L'intera Unione Europea è infatti alle prese con "sfide demografiche senza precedenti, alle quali gli Stati membri dovrebbero far fronte", tali da aver trasformato "gradualmente l'Unione in una società gerontocratica" e costituito "una minaccia diretta alla crescita e allo sviluppo dal punto di vista sociale ed economico". E' quindi un dato di fatto che "le politiche a favore della famiglia sono essenziali per innescare tendenze demografiche positive" e che "le politiche da attuare per conseguire tali obiettivi devono essere moderne, incentrarsi sul miglioramento dell'accesso delle donne al mercato del lavoro e sull'equa ripartizione tra donne e uomini delle responsabilità domestiche e di cura".

Le premesse non sono delle migliori: più della metà dei partecipanti al sondaggio ha dichiarato di lavorare durante il tempo libero, uno su tre affermano di veder cambiare sistematicamente il proprio lavoro, anche con pochissimo preavviso. Inoltre dal report viene fuori che mentre per gli uomini la settimana di lavoro retribuita risulta essere di 47 ore lavorative, per le donne si abbassa a 34 ore retribuite a cui si sommano più o meno altre 17 ore a settimana in cui si lavora fuori orario senza retribuzione, per un totale di 64 ore. Altri dati preoccupanti sono quelli che vedono non meno del 34% delle madri sole a rischio povertà e un misero 10% di padri avvalersi del congedo parentale.
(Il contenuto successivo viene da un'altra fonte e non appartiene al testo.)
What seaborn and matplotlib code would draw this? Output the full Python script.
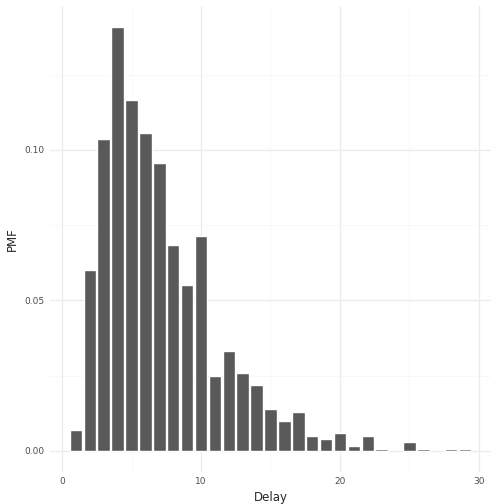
import numpy as np
import pandas as pd
import seaborn as sns
import matplotlib.pyplot as plt
from matplotlib.ticker import MultipleLocator

delay = [1, 2, 3, 4, 5, 6, 7, 8, 9, 10, 11, 12, 13, 14, 15, 16, 17, 18, 19, 20,
         21, 22, 23, 25, 26, 28, 29]
pmf = [0.007, 0.060, 0.1037, 0.141, 0.1166, 0.1056, 0.0957, 0.0684, 0.0551, 0.0714,
       0.0249, 0.0332, 0.0259, 0.0219, 0.014, 0.010, 0.013, 0.005, 0.004, 0.006,
       0.0017, 0.005, 0.0007, 0.003, 0.0007, 0.0007, 0.0007]

df = pd.DataFrame({'Delay': delay, 'PMF': pmf})

sns.set_style('white')
fig = plt.figure(figsize=(5.04, 5.04), dpi=100)
ax = fig.add_axes([0.0984, 0.0635, 0.975 - 0.0984, 0.989 - 0.0635])

ax.grid(True, which='major', color='#ebebeb', linewidth=0.9)
ax.grid(True, which='minor', color='#f5f5f5', linewidth=0.5)
ax.set_axisbelow(True)

sns.barplot(data=df, x='Delay', y='PMF', native_scale=True, width=0.9,
            color='#595959', saturation=1, ax=ax)

ax.set_xlim(-0.895, 30.895)
ax.set_ylim(-0.00705, 0.148)
ax.xaxis.set_major_locator(MultipleLocator(10))
ax.xaxis.set_minor_locator(MultipleLocator(5))
ax.yaxis.set_major_locator(MultipleLocator(0.05))
ax.yaxis.set_minor_locator(MultipleLocator(0.025))
ax.yaxis.set_major_formatter(plt.FuncFormatter(lambda v, p: f'{v:.2f}'))
ax.tick_params(which='both', length=0, labelsize=6.5, labelcolor='#4d4d4d')
for s in ax.spines.values():
    s.set_visible(False)
ax.set_xlabel('Delay', fontsize=8.5)
ax.set_ylabel('PMF', fontsize=8.5)

fig.savefig('out.png', dpi=100)
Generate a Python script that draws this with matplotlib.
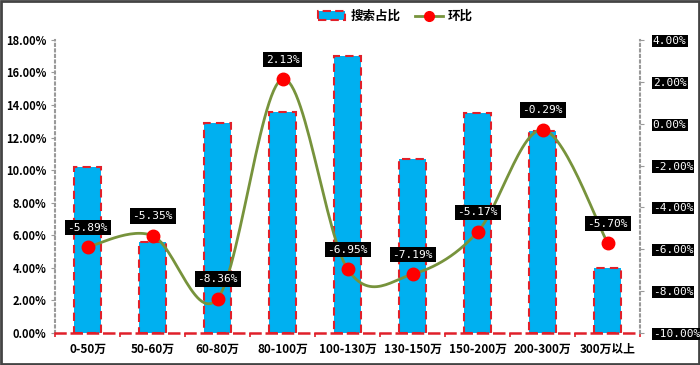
import numpy as np
import matplotlib
matplotlib.use('Agg')
import matplotlib.pyplot as plt
from matplotlib.patches import Patch, Rectangle
from matplotlib.lines import Line2D

plt.rcParams['font.family'] = ['Noto Sans CJK SC', 'DejaVu Sans']

categories = ['0-50万', '50-60万', '60-80万', '80-100万', '100-130万',
              '130-150万', '150-200万', '200-300万', '300万以上']
share = [10.2, 5.6, 12.9, 13.6, 17.0, 10.7, 13.5, 12.4, 4.0]        # 搜索占比 (%)
mom = [-5.89, -5.35, -8.36, 2.13, -6.95, -7.19, -5.17, -0.29, -5.70]  # 环比 (%)

bar_color = '#00B0F0'
edge_color = '#E0202A'
line_color = '#77933C'


def smooth(xs, ys, n=30):
    # Excel-style smoothed line (Catmull-Rom bezier through the points)
    xs = np.asarray(xs, float)
    ys = np.asarray(ys, float)
    px = np.concatenate([[xs[0]], xs, [xs[-1]]])
    py = np.concatenate([[ys[0]], ys, [ys[-1]]])
    ox, oy = [], []
    t = np.linspace(0, 1, n)
    for i in range(1, len(px) - 2):
        p0 = np.array([px[i], py[i]])
        p3 = np.array([px[i + 1], py[i + 1]])
        c1 = p0 + (np.array([px[i + 1], py[i + 1]]) - np.array([px[i - 1], py[i - 1]])) / 6
        c2 = p3 - (np.array([px[i + 2], py[i + 2]]) - np.array([px[i], py[i]])) / 6
        b = ((1 - t) ** 3)[:, None] * p0 + (3 * (1 - t) ** 2 * t)[:, None] * c1 \
            + (3 * (1 - t) * t ** 2)[:, None] * c2 + (t ** 3)[:, None] * p3
        ox.extend(b[:, 0])
        oy.extend(b[:, 1])
    return ox, oy


fig = plt.figure(figsize=(7, 3.65), dpi=100)
ax = fig.add_axes([0.0786, 0.0877, 0.836, 0.803])
ax2 = ax.twinx()

x = np.arange(len(categories))
ax.bar(x, share, width=0.42, color=bar_color, edgecolor=edge_color,
       linewidth=1.5, linestyle=(0, (4, 2.5)), zorder=2)
ax.set_xlim(-0.5, len(categories) - 0.5)
ax.set_ylim(0, 18)
ax.set_yticks(np.arange(0, 19, 2))
ax.set_yticklabels([f'{v:.2f}%' for v in np.arange(0, 19, 2)],
                   fontsize=8, fontweight='bold')
ax.set_xticks(x)
ax.set_xticklabels(categories, fontsize=8.5, fontweight='bold')
ax.set_xticks(np.arange(-0.5, len(categories), 1), minor=True)
ax.tick_params(axis='x', which='major', length=0, pad=7)
ax.tick_params(axis='x', which='minor', length=3, color=edge_color, width=1.2)
ax.tick_params(axis='y', length=3, color='#999999', pad=3)

for s in ['top']:
    ax.spines[s].set_visible(False)
    ax2.spines[s].set_visible(False)
ax.spines['bottom'].set_color(edge_color)
ax.spines['bottom'].set_linestyle((0, (4, 2.5)))
ax.spines['bottom'].set_linewidth(1.8)
ax2.spines['bottom'].set_visible(False)
ax.spines['left'].set_color('#999999')
ax.spines['left'].set_linestyle(':')
ax.spines['left'].set_linewidth(1.5)
ax.spines['right'].set_visible(False)
ax2.spines['left'].set_visible(False)
ax2.spines['right'].set_color('#999999')
ax2.spines['right'].set_linestyle(':')
ax2.spines['right'].set_linewidth(1.5)

sx, sy = smooth(x, mom)
ax2.plot(sx, sy, color=line_color, linewidth=2.0, zorder=3)
ax2.plot(x, mom, 'o', color='red', markersize=9, zorder=4)
ax2.set_ylim(-10, 4)
ax2.set_yticks(np.arange(-10, 5, 2))
ax2.set_yticklabels([f'{v:.2f}%' for v in np.arange(-10, 5, 2)],
                    fontsize=8, color='white', family='DejaVu Sans Mono')
ax2.tick_params(axis='y', length=3, color='#999999', pad=6)
for lbl in ax2.get_yticklabels():
    lbl.set_bbox(dict(facecolor='black', edgecolor='none', pad=0.8))

for xi, v in zip(x, mom):
    ax2.annotate(f'{v:.2f}%', (xi, v), xytext=(0, 14), textcoords='offset points',
                 ha='center', va='center', fontsize=8, color='white',
                 family='DejaVu Sans Mono', zorder=6,
                 bbox=dict(facecolor='black', edgecolor='none', pad=2))

ax.set_zorder(1)
ax2.set_zorder(2)
ax2.patch.set_visible(False)

handles = [Patch(facecolor=bar_color, edgecolor=edge_color, linewidth=1.5,
                 linestyle=(0, (4, 2))),
           Line2D([0], [0], color=line_color, linewidth=2.0, marker='o',
                  markersize=7, markerfacecolor='red', markeredgecolor='red')]
fig.legend(handles, ['搜索占比', '环比'], loc='center', ncol=2,
           bbox_to_anchor=(0.565, 0.955), frameon=False,
           prop={'size': 9, 'weight': 'bold'}, handlelength=2.2,
           columnspacing=1.2, handletextpad=0.4)

fig.patches.append(Rectangle((0.002, 0.004), 0.996, 0.992, transform=fig.transFigure,
                             fill=False, edgecolor='#444444', linewidth=2))

fig.savefig('out.png', dpi=100)
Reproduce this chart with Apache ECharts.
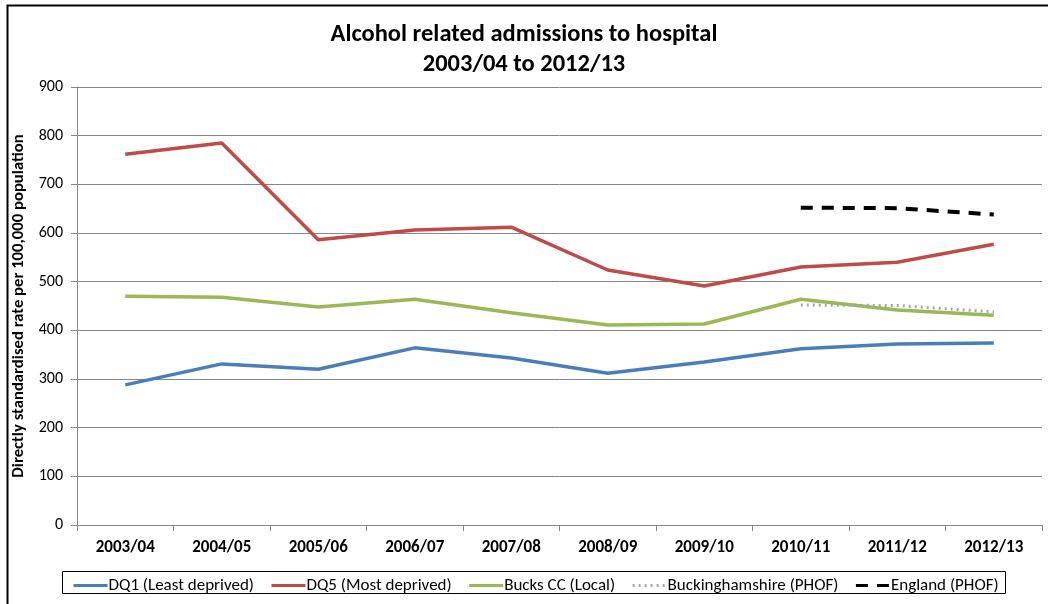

Il documento della Comunità Europea si concentra poi sulle raccomandazioni, affermando che "la conciliazione tra vita professionale, privata e familiare deve essere garantita quale diritto fondamentale di tutti, con misure che siano disponibili a ogni individuo, non solo alle giovani madri, ai padri o a chi fornisce assistenza" e "chiede l'introduzione di un quadro per garantire che tale diritto rappresenti un obiettivo fondamentale dei sistemi sociali e invita l'UE e gli Stati membri a promuovere, sia nel settore pubblico che privato, modelli di welfare aziendale che rispettino il diritto all'equilibrio tra vita professionale e vita privata".

E' altresì presente un invito alle parte sociali per chiedere la presentazione di "un accordo su un pacchetto globale di misure legislative e non legislative concernenti la conciliazione tra vita professionale, privata e familiare", con la richiesta di presentare "una proposta relativa a tale pacchetto nel programma di lavoro della Commissione per il 2017 nel contesto dell'annunciato pilastro europeo dei diritti sociali".

E' in particolare sui congedi che si focalizza poi il Parlamento, chiedendo alla suddetta Commissione "di avanzare una proposta ambiziosa corredata da norme di alto livello, collaborando strettamente con le parti sociali e consultando la società civile, onde assicurare un migliore equilibrio tra vita privata e vita professionale", tenendo bene a mente che "un migliore accesso a differenti tipologie di congedo fa sì che le persone dispongano di formule di congedo rispondenti alle varie fasi della vita e incrementa la partecipazione all'occupazione, l'efficienza complessiva e la soddisfazione professionale".

Entrando nello specifico, la volontà è quella di estendere la durata minima del congedo parentale portandola dagli attuali quattro agli auspicati sei mesi, di integrare due settimane di congedo di paternità obbligatorio e interamente retribuito, di stabilire un "congedo per i prestatori di assistenza" che abbia flessibilità e bonus "sufficienti a indurre anche gli uomini ad avvalersene" e, in ultimo, ad elargire "crediti di assistenza" per donne e uomini mirati alla maturazione dei diritti pensionistici.

Un altro punto fondamentale della risoluzione europea consiste nell'esplicito riconoscimento delle cooperative come un modello gestionale, definite addirittura "un enorme potenziale in termini di avanzamento della parità di genere e di un sano equilibrio tra vita privata e vita professionale, in particolare nell'emergente contesto digitale del lavoro agile, alla luce dei maggiori livelli di partecipazione dei dipendenti al processo decisionale".
Ed è per questo motivo che, come riportato nel documento, si "invita la Commissione e gli Stati membri a esaminare l'impatto delle cooperative e dei modelli imprenditoriali alternativi sulla parità di genere e sull'equilibrio tra vita privata e vita professionale, in particolare nei settori tecnologici, e a definire politiche intese a promuovere e condividere modelli delle migliori pratiche".[1]